My friend and fellow author, Mark Flotow, periodically sends me accounts relative to my research.  He is the author of In Their Letters, In Their Words:  Illinois Soldiers Write Home.  Visit his website to learn more about him and his research:  http://www.markflotow.net/.  Most of the accounts Mark sends me  have a Springfield, Illinois connection since that is where he is from.  His latest submission involved a civilian named Ellen Nolan who was discovered wearing male attire in the city.  Mark commented, "Note the fine amount versus being drunk on 'bad whisky.'"

 

The $7 discrepancy is a whole different topic, but it gave me the idea to discuss the price women paid - both socially and financially - for daring to overstep the bounds of propriety.
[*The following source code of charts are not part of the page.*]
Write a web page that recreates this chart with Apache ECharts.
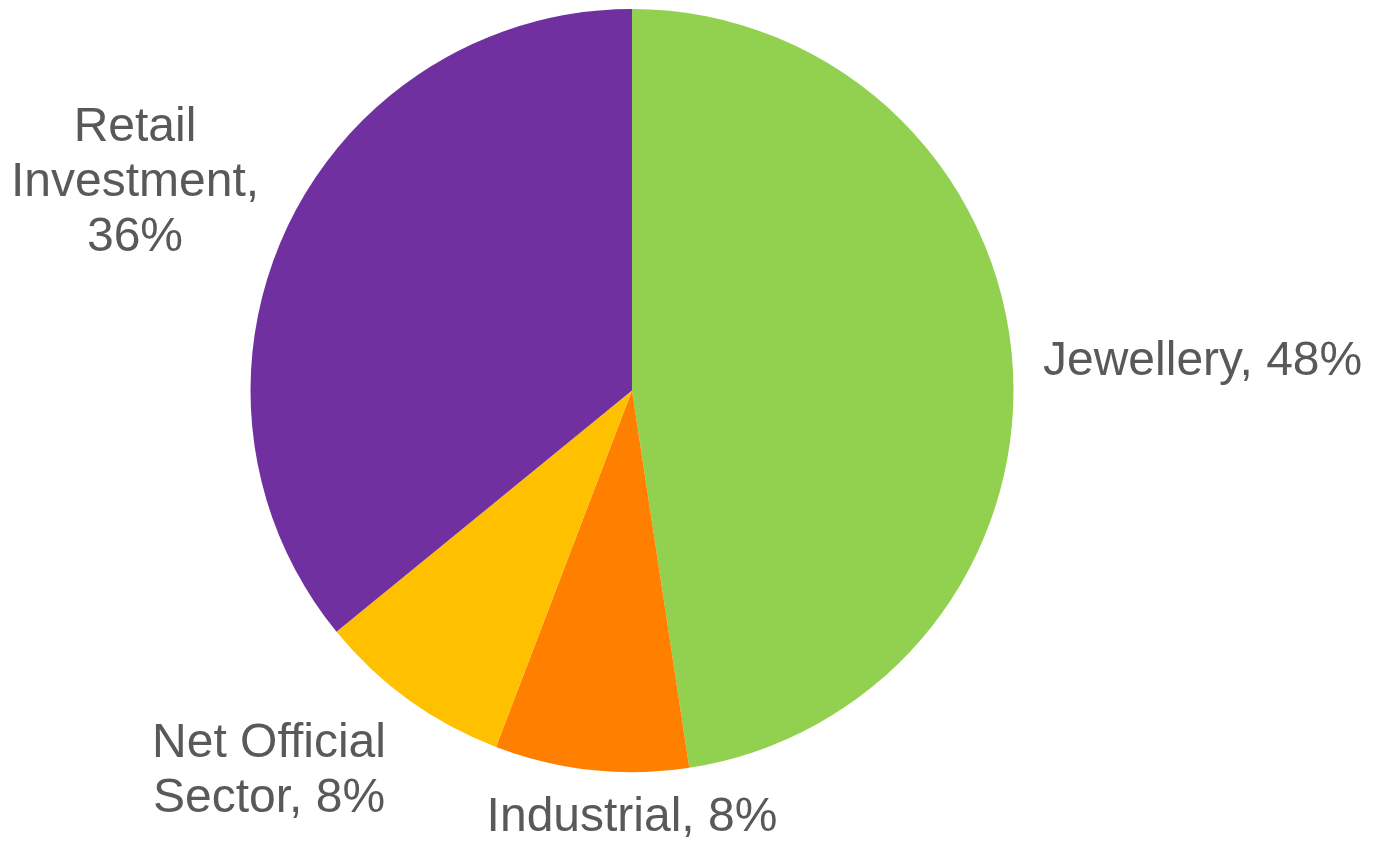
<!DOCTYPE html>
<html>
<head>
<meta charset="utf-8">
<script src="https://cdn.jsdelivr.net/npm/echarts@6/dist/echarts.min.js"></script>
<style>
html,body{margin:0;padding:0;background:#fff;}
#chart{width:1376px;height:841px;}
</style>
</head>
<body>
<div id="chart"></div>
<script>
var categories = ['Jewellery', 'Industrial', 'Net Official Sector', 'Retail Investment'];
var values = [47.6, 8.2, 8.3, 35.9];
var colors = ['#92D050', '#FF8000', '#FFC000', '#7030A0'];

// label text line-break style per slice (layout only)
var labelBreak = ['none', 'none', 'nameSplit', 'full'];
// label anchor points (layout only)
var labelPos = [
  {x: 1043, y: 362, align: 'left'},
  {x: 632, y: 818, align: 'center'},
  {x: 269, y: 771, align: 'center'},
  {x: 135, y: 183, align: 'center'}
];

var chart = echarts.init(document.getElementById('chart'), null, {renderer: 'canvas'});
var data = categories.map(function (c, i) {
  return {name: c, value: values[i], itemStyle: {color: colors[i]}};
});

chart.setOption({
  animation: false,
  series: [{
    type: 'pie',
    center: [632, 390.5],
    radius: [0, 381.5],
    startAngle: 90,
    clockwise: true,
    avoidLabelOverlap: false,
    data: data,
    itemStyle: {borderWidth: 0},
    label: {
      show: true,
      position: 'outside',
      fontFamily: '"Liberation Sans", Arial, sans-serif',
      fontSize: 48,
      lineHeight: 55,
      color: '#595959',
      formatter: function (p) {
        var pct = Math.round(p.percent) + '%';
        var mode = labelBreak[p.dataIndex];
        if (mode === 'full') {
          return p.name.replace(' ', '\n') + ',\n' + pct;
        } else if (mode === 'nameSplit') {
          var parts = p.name.split(' ');
          return parts.slice(0, parts.length - 1).join(' ') + '\n' + parts[parts.length - 1] + ', ' + pct;
        }
        return p.name + ', ' + pct;
      }
    },
    labelLine: {show: false},
    labelLayout: function (params) {
      var lp = labelPos[params.dataIndex];
      return {x: lp.x, y: lp.y, align: lp.align, verticalAlign: 'middle', hideOverlap: false};
    },
    emphasis: {disabled: true}
  }]
});
</script>
</body>
</html>
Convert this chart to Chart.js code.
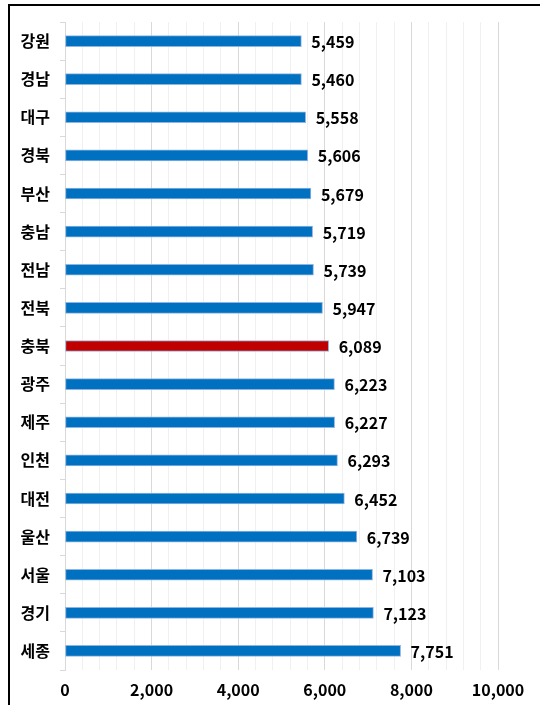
<!DOCTYPE html>
<html>
<head>
<meta charset="utf-8">
<script src="https://cdn.jsdelivr.net/npm/chart.js@4"></script>
<style>
  html, body { margin: 0; padding: 0; background: #fff; }
  #wrap { position: relative; width: 540px; height: 705px; overflow: hidden; }
  #frame { position: absolute; left: 8px; top: 4px; width: 600px; height: 800px;
           border-left: 2px solid #000; border-top: 2px solid #000; }
  #holder { position: absolute; left: 0; top: 0; width: 540px; height: 705px; }
</style>
</head>
<body>
<div id="wrap">
  <div id="frame"></div>
  <div id="holder"><canvas id="regions"></canvas></div>
</div>
<script>
const regions = ['강원', '경남', '대구', '경북', '부산', '충남', '전남', '전북', '충북', '광주', '제주', '인천', '대전', '울산', '서울', '경기', '세종']
const values = [5459, 5460, 5558, 5606, 5679, 5719, 5739, 5947, 6089, 6223, 6227, 6293, 6452, 6739, 7103, 7123, 7751]
const highlight = '충북'
const xTicks = [0, 2000, 4000, 6000, 8000, 10000]

const fontFamily = "'Noto Sans CJK KR', 'Noto Sans', sans-serif"

const barColors = regions.map(r => r == highlight ? '#C00000' : '#0070C0')

const valueLabels = {
  id: 'valueLabels',
  afterDatasetsDraw(chart) {
    const ctx = chart.ctx
    const meta = chart.getDatasetMeta(0)
    ctx.save()
    ctx.font = 'bold 16px ' + fontFamily
    ctx.fillStyle = '#000'
    ctx.textAlign = 'left'
    ctx.textBaseline = 'middle'
    meta.data.forEach((bar, i) => {
      ctx.fillText(values[i].toLocaleString('en-US'), bar.x + 10, bar.y + 1)
    })
    ctx.restore()
  }
}

new Chart('regions', {
  type: 'bar',
  data: {
    labels: regions,
    datasets: [{
      data: values,
      backgroundColor: barColors,
      borderColor: '#8FB4E3',
      borderWidth: 1,
      borderSkipped: false,
      barThickness: 11
    }]
  },
  options: {
    indexAxis: 'y',
    responsive: true,
    maintainAspectRatio: false,
    animation: false,
    layout: { padding: { left: 0, right: 42, top: 22, bottom: 0 } },
    plugins: {
      legend: { display: false },
      tooltip: { enabled: false }
    },
    scales: {
      y: {
        afterFit: scale => { scale.width = 65 },
        grid: {
          offset: true,
          drawOnChartArea: false,
          tickLength: 5,
          color: '#d9d9d9'
        },
        border: { display: true, color: '#d9d9d9' },
        ticks: {
          padding: 10,
          color: '#000',
          font: { family: fontFamily, size: 16, weight: 'bold' }
        }
      },
      x: {
        min: 0,
        max: 10000,
        afterFit: scale => { scale.height = 35 },
        border: { display: false },
        grid: {
          drawTicks: false,
          color: ctx => (xTicks.includes(ctx.tick.value) ? '#d9d9d9' : '#f0f0f0')
        },
        ticks: {
          stepSize: 400,
          autoSkip: false,
          maxRotation: 0,
          padding: 10,
          color: '#000',
          font: { family: fontFamily, size: 16, weight: 'bold' },
          callback: v => (xTicks.includes(v) ? v.toLocaleString('en-US') : '')
        }
      }
    }
  },
  plugins: [valueLabels]
})
</script>
</body>
</html>
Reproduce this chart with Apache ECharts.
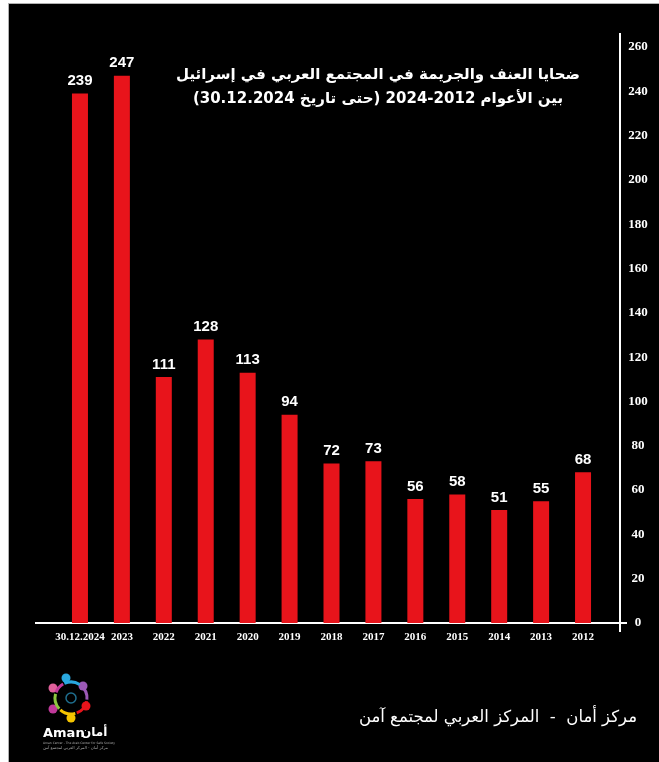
<!DOCTYPE html>
<html>
<head>
<meta charset="utf-8">
<script src="https://cdn.jsdelivr.net/npm/echarts@6/dist/echarts.min.js"></script>
<style>
  html, body { margin: 0; padding: 0; background: #ffffff; }
  #chart {
    position: absolute; left: 8px; top: 3px;
    width: 651px; height: 759px;
    background: #000000;
    border-left: 1px solid #b0b0b0; border-top: 1px solid #b0b0b0;
    box-sizing: border-box;
  }
</style>
</head>
<body>
<div id="chart" dir="rtl"></div>
<script>
// Victims of violence and crime in Arab society, by year
const years = ['30.12.2024', '2023', '2022', '2021', '2020', '2019', '2018', '2017', '2016', '2015', '2014', '2013', '2012'];
const victims = [239, 247, 111, 128, 113, 94, 72, 73, 56, 58, 51, 55, 68];
const yMin = 0, yMax = 260, yStep = 20;

const titleLine1 = 'ضحايا العنف والجريمة في المجتمع العربي في إسرائيل';
const titleLine2 = 'بين الأعوام 2012-2024 (حتى تاريخ 30.12.2024)';
const footerText = 'مركز أمان  -  المركز العربي لمجتمع آمن';

const chart = echarts.init(document.getElementById('chart'), null, { renderer: 'canvas' });

const serifBold = { fontFamily: 'Liberation Serif', fontWeight: 'bold', color: '#ffffff' };

chart.setOption({
  backgroundColor: '#000000',
  animation: false,
  grid: { left: 50, right: 55, top: 43, bottom: 139 },
  xAxis: {
    type: 'category',
    data: years,
    axisLine: { show: false },
    axisTick: { show: false },
    axisLabel: Object.assign({ fontSize: 11, margin: 9, interval: 0 }, serifBold),
    splitLine: { show: false }
  },
  yAxis: {
    type: 'value',
    position: 'right',
    offset: 16,
    min: yMin, max: yMax, interval: yStep,
    axisLine: { show: false },
    axisTick: { show: false },
    splitLine: { show: false },
    axisLabel: Object.assign({ fontSize: 13, margin: 18, align: 'center' }, serifBold)
  },
  series: [{
    type: 'bar',
    data: victims,
    barWidth: 16,
    itemStyle: { color: '#e8141b' },
    label: {
      show: true, position: 'top', distance: 5,
      color: '#ffffff', fontSize: 15, fontWeight: 'bold',
      fontFamily: 'Liberation Sans'
    }
  }],
  graphic: [
    // axis lines crossing at the origin
    { type: 'line', shape: { x1: 611, y1: 29, x2: 611, y2: 628 }, style: { stroke: '#ffffff', lineWidth: 2 } },
    { type: 'line', shape: { x1: 26, y1: 619, x2: 618, y2: 619 }, style: { stroke: '#ffffff', lineWidth: 2 } },
    // title
    { type: 'text', style: {
        text: titleLine1 + '\n' + titleLine2, x: 369, y: 59,
        textAlign: 'center', fill: '#ffffff',
        font: 'bold 15px "DejaVu Sans"', lineHeight: 24
      } },
    // footer
    { type: 'text', style: {
        text: footerText, x: 628, y: 705, textAlign: 'right',
        fill: '#ffffff', font: '16.5px "DejaVu Sans"'
      } },
    // logo: ring of figures
    { type: 'group', x: 64, y: 690, children: [
      { type: 'circle', shape: { cx: -7, cy: -16, r: 4.5 }, style: { fill: '#29a8e0' } },
      { type: 'circle', shape: { cx: 10, cy: -8, r: 4.5 }, style: { fill: '#9b59b6' } },
      { type: 'circle', shape: { cx: 13, cy: 12, r: 4.5 }, style: { fill: '#e8141b' } },
      { type: 'circle', shape: { cx: -2, cy: 24, r: 4.5 }, style: { fill: '#f5c400' } },
      { type: 'circle', shape: { cx: -20, cy: 15, r: 4.5 }, style: { fill: '#c0399a' } },
      { type: 'circle', shape: { cx: -20, cy: -6, r: 4.5 }, style: { fill: '#e0609a' } },
      { type: 'arc', shape: { cx: -2, cy: 4, r: 16, startAngle: -2.0, endAngle: -1.0 }, style: { stroke: '#29a8e0', lineWidth: 3, fill: null } },
      { type: 'arc', shape: { cx: -2, cy: 4, r: 16, startAngle: -0.9, endAngle: 0.1 }, style: { stroke: '#9b59b6', lineWidth: 3, fill: null } },
      { type: 'arc', shape: { cx: -2, cy: 4, r: 16, startAngle: 0.2, endAngle: 1.2 }, style: { stroke: '#e8141b', lineWidth: 3, fill: null } },
      { type: 'arc', shape: { cx: -2, cy: 4, r: 16, startAngle: 1.3, endAngle: 2.3 }, style: { stroke: '#f5c400', lineWidth: 3, fill: null } },
      { type: 'arc', shape: { cx: -2, cy: 4, r: 16, startAngle: 2.4, endAngle: 3.4 }, style: { stroke: '#8dc63f', lineWidth: 3, fill: null } },
      { type: 'arc', shape: { cx: -2, cy: 4, r: 16, startAngle: 3.5, endAngle: 4.2 }, style: { stroke: '#c0399a', lineWidth: 3, fill: null } },
      { type: 'circle', shape: { cx: -2, cy: 4, r: 5 }, style: { fill: null, stroke: '#1f6f8f', lineWidth: 1.5 } }
    ] },
    { type: 'text', style: { text: 'Aman', x: 34, y: 723, fill: '#ffffff', font: 'bold 13px "DejaVu Sans"', textAlign: 'left' } },
    { type: 'text', style: { text: 'أمان', x: 72, y: 723, fill: '#ffffff', font: 'bold 12px "DejaVu Sans"', textAlign: 'left' } },
    { type: 'text', style: { text: 'Aman Center - The Arab Center for Safe Society', x: 34, y: 738, fill: '#aaaaaa', font: '3px "DejaVu Sans"', textAlign: 'left' } },
    { type: 'text', style: { text: 'مركز أمان - المركز العربي لمجتمع آمن', x: 34, y: 742, fill: '#aaaaaa', font: '4px "DejaVu Sans"', textAlign: 'left' } }
  ]
});
</script>
</body>
</html>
Indeed, the prices women paid for simply wearing men's clothes - whether they were military or civilian - could be quite hefty, especially when it came to facing ostracism from  friends, family, and the community.  Women of the time were well aware of the consequences they would face if their truth was revealed.  Sarah Emma Edmonds, alias "Frank Thompson" of the 2nd Michigan Infantry profoundly illustrated the fear of being discovered when she stated,  

"I would rather have been shot dead, than to have been known to be a woman and sent away from the Army under guard like a criminal." 

And, in some cases, the woman's friends and family faced the same disgrace she herself did.  Woman soldier Marian McKenize  was aware of this threat.  After she was discovered, she initially refused to give her name, informing the reporter,

"This sensation will have publicity enough…and I do not want the innocent to suffer for the guilty.”  

 So she did not want those close to her to have to face the same fate she was about to. 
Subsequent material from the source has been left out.